Find the string "with" in the records. Copy every line it appears in.

+ + + +

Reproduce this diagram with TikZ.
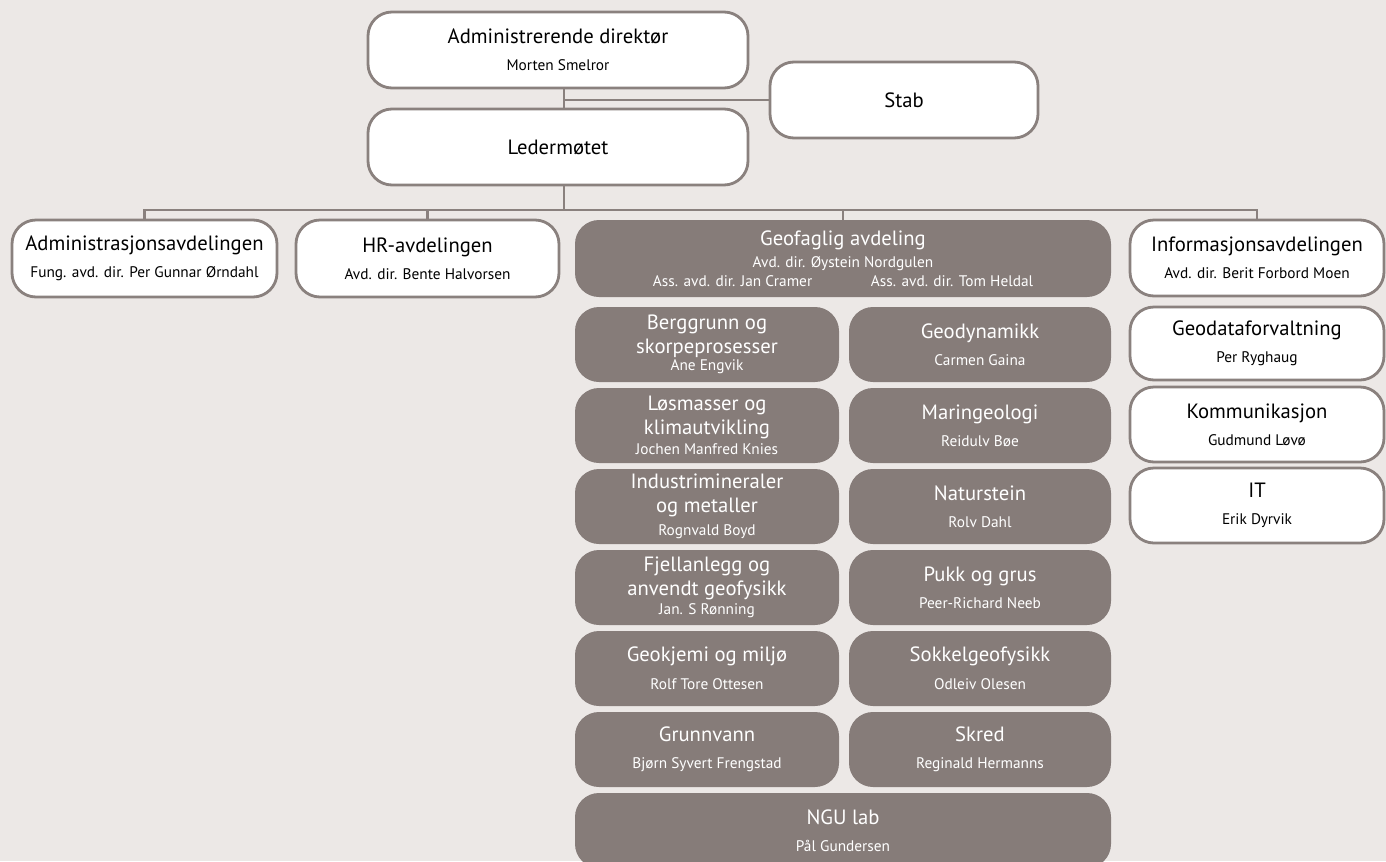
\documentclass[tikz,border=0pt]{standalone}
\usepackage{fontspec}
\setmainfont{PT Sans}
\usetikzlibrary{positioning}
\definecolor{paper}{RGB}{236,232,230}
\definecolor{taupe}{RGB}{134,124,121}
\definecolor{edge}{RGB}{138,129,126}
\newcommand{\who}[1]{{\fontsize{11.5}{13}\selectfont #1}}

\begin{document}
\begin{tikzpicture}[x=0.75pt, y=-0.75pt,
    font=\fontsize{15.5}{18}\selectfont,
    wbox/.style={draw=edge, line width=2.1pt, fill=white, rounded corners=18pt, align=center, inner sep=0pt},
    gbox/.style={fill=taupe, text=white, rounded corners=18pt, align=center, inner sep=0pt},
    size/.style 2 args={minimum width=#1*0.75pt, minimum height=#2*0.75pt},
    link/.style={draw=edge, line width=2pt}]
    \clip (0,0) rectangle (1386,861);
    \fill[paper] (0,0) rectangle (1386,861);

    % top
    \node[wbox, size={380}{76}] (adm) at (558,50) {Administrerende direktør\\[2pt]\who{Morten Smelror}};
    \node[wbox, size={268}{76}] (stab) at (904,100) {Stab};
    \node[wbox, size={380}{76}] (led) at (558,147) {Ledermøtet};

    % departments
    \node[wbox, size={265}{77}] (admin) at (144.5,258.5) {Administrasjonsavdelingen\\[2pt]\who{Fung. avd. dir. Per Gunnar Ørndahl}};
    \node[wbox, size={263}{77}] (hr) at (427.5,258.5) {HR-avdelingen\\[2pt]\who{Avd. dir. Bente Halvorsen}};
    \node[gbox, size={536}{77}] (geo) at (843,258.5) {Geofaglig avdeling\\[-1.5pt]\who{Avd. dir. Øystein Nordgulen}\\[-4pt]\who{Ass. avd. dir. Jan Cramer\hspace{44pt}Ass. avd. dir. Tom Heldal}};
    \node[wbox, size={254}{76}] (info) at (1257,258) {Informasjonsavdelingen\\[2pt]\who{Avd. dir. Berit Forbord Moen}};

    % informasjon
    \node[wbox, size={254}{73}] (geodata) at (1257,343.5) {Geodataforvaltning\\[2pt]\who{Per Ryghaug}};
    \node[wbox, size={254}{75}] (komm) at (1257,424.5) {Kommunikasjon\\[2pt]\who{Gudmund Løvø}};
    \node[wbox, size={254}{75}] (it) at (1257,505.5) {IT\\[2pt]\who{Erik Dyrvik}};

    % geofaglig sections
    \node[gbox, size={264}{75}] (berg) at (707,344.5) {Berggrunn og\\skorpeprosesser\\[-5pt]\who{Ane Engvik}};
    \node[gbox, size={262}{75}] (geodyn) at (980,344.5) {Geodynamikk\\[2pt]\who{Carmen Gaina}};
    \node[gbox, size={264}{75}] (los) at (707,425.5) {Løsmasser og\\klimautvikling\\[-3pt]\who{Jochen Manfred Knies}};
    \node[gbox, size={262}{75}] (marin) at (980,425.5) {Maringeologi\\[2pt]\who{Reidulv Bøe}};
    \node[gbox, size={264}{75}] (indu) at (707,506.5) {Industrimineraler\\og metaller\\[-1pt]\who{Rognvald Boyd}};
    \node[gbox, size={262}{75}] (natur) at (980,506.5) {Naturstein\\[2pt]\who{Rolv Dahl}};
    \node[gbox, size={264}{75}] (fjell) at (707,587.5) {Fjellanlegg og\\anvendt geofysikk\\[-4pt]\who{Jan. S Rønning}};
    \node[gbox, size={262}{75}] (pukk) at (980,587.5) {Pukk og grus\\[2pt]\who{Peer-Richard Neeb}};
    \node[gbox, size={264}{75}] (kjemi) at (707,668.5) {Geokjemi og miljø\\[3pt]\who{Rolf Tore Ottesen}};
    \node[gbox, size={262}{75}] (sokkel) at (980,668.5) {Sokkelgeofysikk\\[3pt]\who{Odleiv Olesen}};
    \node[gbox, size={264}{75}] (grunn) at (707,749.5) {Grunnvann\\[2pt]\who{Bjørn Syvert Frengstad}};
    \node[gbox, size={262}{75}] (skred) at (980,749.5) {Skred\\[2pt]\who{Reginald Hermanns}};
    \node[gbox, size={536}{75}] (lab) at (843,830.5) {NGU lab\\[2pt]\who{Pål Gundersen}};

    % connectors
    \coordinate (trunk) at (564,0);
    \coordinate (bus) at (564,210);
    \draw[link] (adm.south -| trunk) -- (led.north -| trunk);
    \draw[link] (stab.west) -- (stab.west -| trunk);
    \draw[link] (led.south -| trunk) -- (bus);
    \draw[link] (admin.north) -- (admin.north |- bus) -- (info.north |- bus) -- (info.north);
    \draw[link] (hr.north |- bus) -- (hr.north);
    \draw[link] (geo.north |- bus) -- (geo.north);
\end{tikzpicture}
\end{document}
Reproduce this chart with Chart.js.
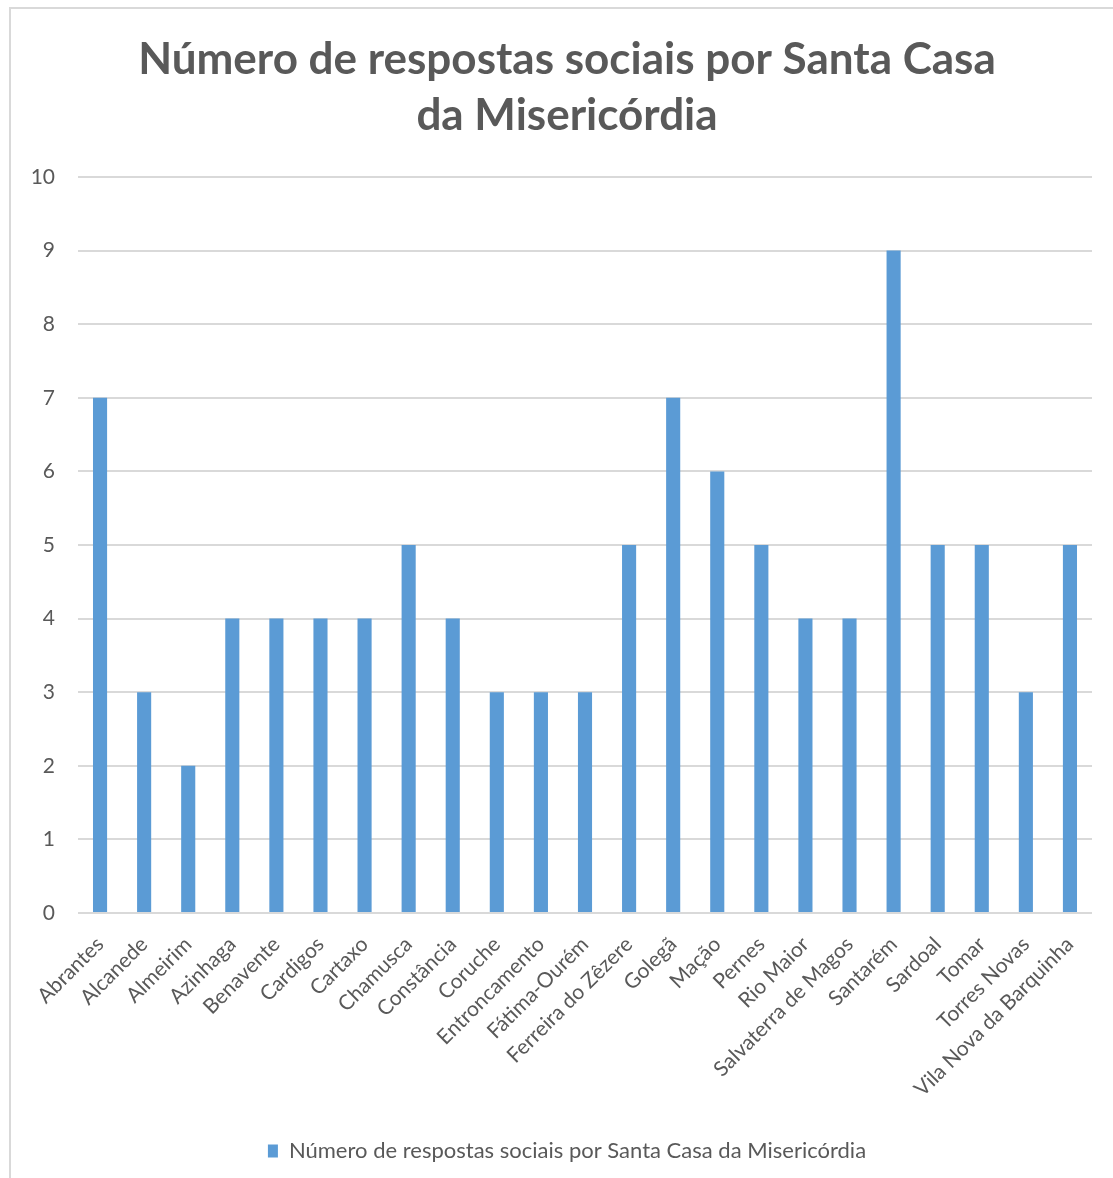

+ + + +

Output of the exercise:
Reproduce this diagram with TikZ.
Reproduce this chart with Chart.js.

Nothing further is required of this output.